▶ [Exercise prompt]
Give all the lines below again, exactly, with no pictures.

▶ [Dataset extract]
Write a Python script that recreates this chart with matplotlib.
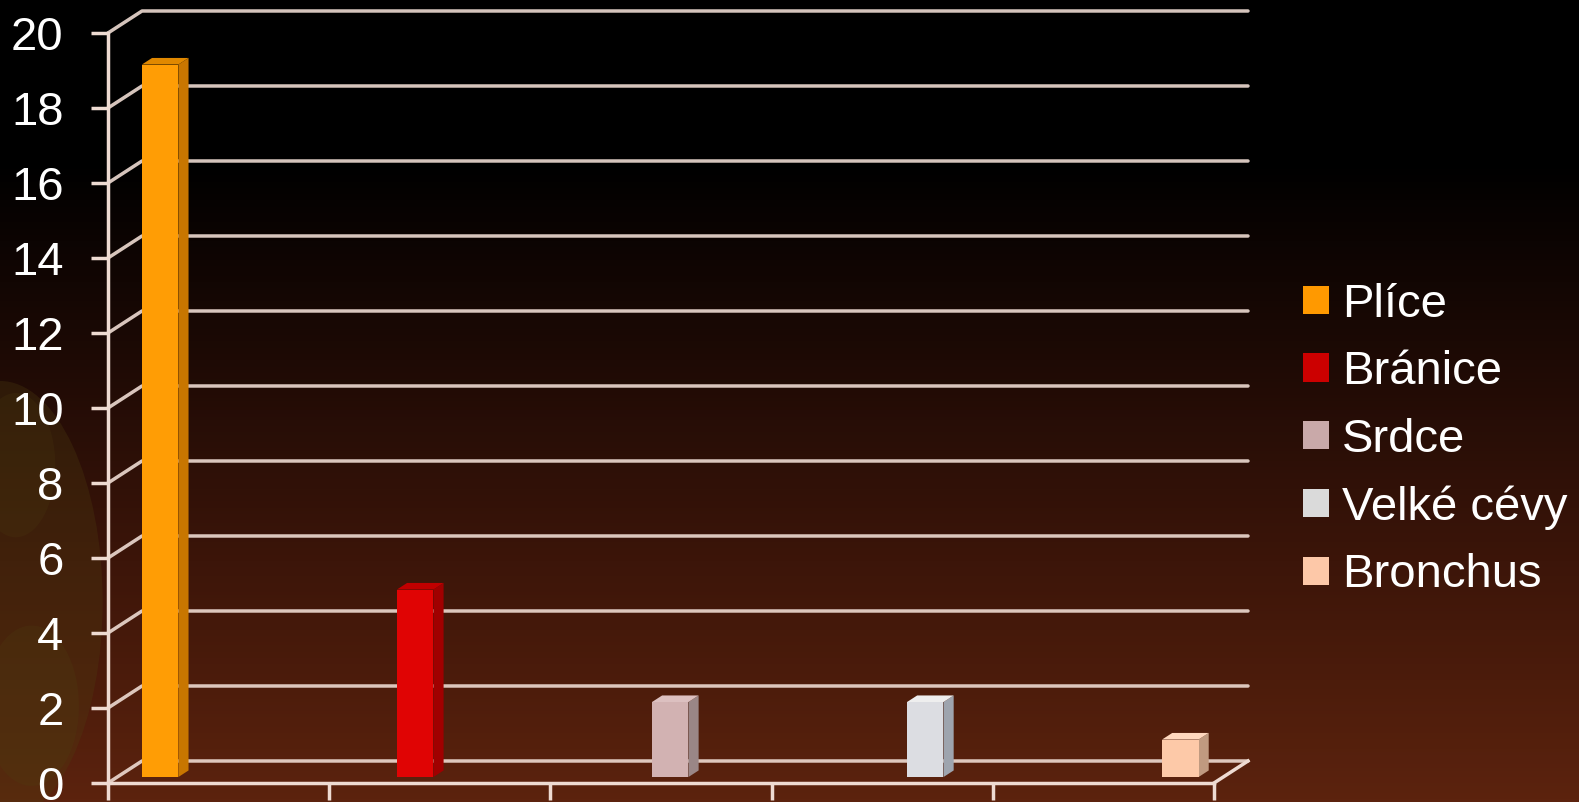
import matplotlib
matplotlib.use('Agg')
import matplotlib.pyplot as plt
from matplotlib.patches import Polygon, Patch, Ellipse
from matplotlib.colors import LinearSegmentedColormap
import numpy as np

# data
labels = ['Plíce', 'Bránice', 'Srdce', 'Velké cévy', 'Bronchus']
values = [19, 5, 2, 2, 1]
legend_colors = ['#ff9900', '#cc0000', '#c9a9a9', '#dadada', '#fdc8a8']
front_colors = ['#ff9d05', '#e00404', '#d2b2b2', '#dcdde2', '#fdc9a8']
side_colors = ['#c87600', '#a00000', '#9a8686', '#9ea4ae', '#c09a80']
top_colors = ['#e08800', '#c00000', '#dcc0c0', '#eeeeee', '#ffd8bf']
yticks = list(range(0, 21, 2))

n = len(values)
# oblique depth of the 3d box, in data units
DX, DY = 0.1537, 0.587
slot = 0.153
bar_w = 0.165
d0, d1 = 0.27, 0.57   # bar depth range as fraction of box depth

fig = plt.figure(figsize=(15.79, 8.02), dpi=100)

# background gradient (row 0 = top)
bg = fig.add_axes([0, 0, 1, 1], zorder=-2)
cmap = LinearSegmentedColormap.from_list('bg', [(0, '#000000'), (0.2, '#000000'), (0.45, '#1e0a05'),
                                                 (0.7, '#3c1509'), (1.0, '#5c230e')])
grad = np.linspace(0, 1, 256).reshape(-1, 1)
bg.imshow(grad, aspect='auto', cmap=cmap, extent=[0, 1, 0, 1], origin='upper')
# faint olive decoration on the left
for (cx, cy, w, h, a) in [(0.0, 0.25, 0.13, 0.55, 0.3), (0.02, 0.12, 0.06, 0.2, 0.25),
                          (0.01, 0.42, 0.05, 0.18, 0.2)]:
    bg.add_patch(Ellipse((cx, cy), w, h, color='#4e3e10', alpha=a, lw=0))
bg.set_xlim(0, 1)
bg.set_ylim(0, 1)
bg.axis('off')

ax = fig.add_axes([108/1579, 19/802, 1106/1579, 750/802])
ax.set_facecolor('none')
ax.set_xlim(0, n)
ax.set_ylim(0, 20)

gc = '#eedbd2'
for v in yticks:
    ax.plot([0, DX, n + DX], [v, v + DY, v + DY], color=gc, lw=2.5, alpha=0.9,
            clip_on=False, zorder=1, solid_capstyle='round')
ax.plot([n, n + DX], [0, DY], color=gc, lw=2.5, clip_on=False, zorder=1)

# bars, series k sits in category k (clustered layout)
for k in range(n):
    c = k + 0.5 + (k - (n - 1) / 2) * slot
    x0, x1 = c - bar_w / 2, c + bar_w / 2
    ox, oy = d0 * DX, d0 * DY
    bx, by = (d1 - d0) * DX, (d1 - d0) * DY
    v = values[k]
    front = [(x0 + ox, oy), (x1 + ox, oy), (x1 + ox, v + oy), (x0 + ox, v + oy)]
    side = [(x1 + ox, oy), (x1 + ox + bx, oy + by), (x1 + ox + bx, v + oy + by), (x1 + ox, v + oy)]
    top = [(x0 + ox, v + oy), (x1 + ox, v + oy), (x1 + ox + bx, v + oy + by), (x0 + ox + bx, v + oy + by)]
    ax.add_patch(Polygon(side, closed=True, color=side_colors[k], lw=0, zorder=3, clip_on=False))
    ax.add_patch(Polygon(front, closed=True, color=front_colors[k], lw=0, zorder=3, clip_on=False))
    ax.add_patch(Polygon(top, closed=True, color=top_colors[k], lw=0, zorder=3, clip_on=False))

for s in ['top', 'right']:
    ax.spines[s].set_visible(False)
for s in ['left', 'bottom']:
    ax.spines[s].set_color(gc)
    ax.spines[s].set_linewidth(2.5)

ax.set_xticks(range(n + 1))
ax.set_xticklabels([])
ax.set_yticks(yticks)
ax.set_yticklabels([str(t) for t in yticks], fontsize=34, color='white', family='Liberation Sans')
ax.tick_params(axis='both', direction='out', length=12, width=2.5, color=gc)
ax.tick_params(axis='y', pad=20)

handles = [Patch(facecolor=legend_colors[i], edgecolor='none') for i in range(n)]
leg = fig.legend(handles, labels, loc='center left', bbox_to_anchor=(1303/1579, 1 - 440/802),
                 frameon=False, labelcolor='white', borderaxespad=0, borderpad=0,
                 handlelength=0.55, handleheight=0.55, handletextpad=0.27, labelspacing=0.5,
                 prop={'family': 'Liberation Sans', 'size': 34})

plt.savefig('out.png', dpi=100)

▶ [Output]
Write a Python script that recreates this chart with matplotlib.
import matplotlib
matplotlib.use('Agg')
import matplotlib.pyplot as plt
from matplotlib.patches import Polygon, Patch, Ellipse
from matplotlib.colors import LinearSegmentedColormap
import numpy as np

# data
labels = ['Plíce', 'Bránice', 'Srdce', 'Velké cévy', 'Bronchus']
values = [19, 5, 2, 2, 1]
legend_colors = ['#ff9900', '#cc0000', '#c9a9a9', '#dadada', '#fdc8a8']
front_colors = ['#ff9d05', '#e00404', '#d2b2b2', '#dcdde2', '#fdc9a8']
side_colors = ['#c87600', '#a00000', '#9a8686', '#9ea4ae', '#c09a80']
top_colors = ['#e08800', '#c00000', '#dcc0c0', '#eeeeee', '#ffd8bf']
yticks = list(range(0, 21, 2))

n = len(values)
# oblique depth of the 3d box, in data units
DX, DY = 0.1537, 0.587
slot = 0.153
bar_w = 0.165
d0, d1 = 0.27, 0.57   # bar depth range as fraction of box depth

fig = plt.figure(figsize=(15.79, 8.02), dpi=100)

# background gradient (row 0 = top)
bg = fig.add_axes([0, 0, 1, 1], zorder=-2)
cmap = LinearSegmentedColormap.from_list('bg', [(0, '#000000'), (0.2, '#000000'), (0.45, '#1e0a05'),
                                                 (0.7, '#3c1509'), (1.0, '#5c230e')])
grad = np.linspace(0, 1, 256).reshape(-1, 1)
bg.imshow(grad, aspect='auto', cmap=cmap, extent=[0, 1, 0, 1], origin='upper')
# faint olive decoration on the left
for (cx, cy, w, h, a) in [(0.0, 0.25, 0.13, 0.55, 0.3), (0.02, 0.12, 0.06, 0.2, 0.25),
                          (0.01, 0.42, 0.05, 0.18, 0.2)]:
    bg.add_patch(Ellipse((cx, cy), w, h, color='#4e3e10', alpha=a, lw=0))
bg.set_xlim(0, 1)
bg.set_ylim(0, 1)
bg.axis('off')

ax = fig.add_axes([108/1579, 19/802, 1106/1579, 750/802])
ax.set_facecolor('none')
ax.set_xlim(0, n)
ax.set_ylim(0, 20)

gc = '#eedbd2'
for v in yticks:
    ax.plot([0, DX, n + DX], [v, v + DY, v + DY], color=gc, lw=2.5, alpha=0.9,
            clip_on=False, zorder=1, solid_capstyle='round')
ax.plot([n, n + DX], [0, DY], color=gc, lw=2.5, clip_on=False, zorder=1)

# bars, series k sits in category k (clustered layout)
for k in range(n):
    c = k + 0.5 + (k - (n - 1) / 2) * slot
    x0, x1 = c - bar_w / 2, c + bar_w / 2
    ox, oy = d0 * DX, d0 * DY
    bx, by = (d1 - d0) * DX, (d1 - d0) * DY
    v = values[k]
    front = [(x0 + ox, oy), (x1 + ox, oy), (x1 + ox, v + oy), (x0 + ox, v + oy)]
    side = [(x1 + ox, oy), (x1 + ox + bx, oy + by), (x1 + ox + bx, v + oy + by), (x1 + ox, v + oy)]
    top = [(x0 + ox, v + oy), (x1 + ox, v + oy), (x1 + ox + bx, v + oy + by), (x0 + ox + bx, v + oy + by)]
    ax.add_patch(Polygon(side, closed=True, color=side_colors[k], lw=0, zorder=3, clip_on=False))
    ax.add_patch(Polygon(front, closed=True, color=front_colors[k], lw=0, zorder=3, clip_on=False))
    ax.add_patch(Polygon(top, closed=True, color=top_colors[k], lw=0, zorder=3, clip_on=False))

for s in ['top', 'right']:
    ax.spines[s].set_visible(False)
for s in ['left', 'bottom']:
    ax.spines[s].set_color(gc)
    ax.spines[s].set_linewidth(2.5)

ax.set_xticks(range(n + 1))
ax.set_xticklabels([])
ax.set_yticks(yticks)
ax.set_yticklabels([str(t) for t in yticks], fontsize=34, color='white', family='Liberation Sans')
ax.tick_params(axis='both', direction='out', length=12, width=2.5, color=gc)
ax.tick_params(axis='y', pad=20)

handles = [Patch(facecolor=legend_colors[i], edgecolor='none') for i in range(n)]
leg = fig.legend(handles, labels, loc='center left', bbox_to_anchor=(1303/1579, 1 - 440/802),
                 frameon=False, labelcolor='white', borderaxespad=0, borderpad=0,
                 handlelength=0.55, handleheight=0.55, handletextpad=0.27, labelspacing=0.5,
                 prop={'family': 'Liberation Sans', 'size': 34})

plt.savefig('out.png', dpi=100)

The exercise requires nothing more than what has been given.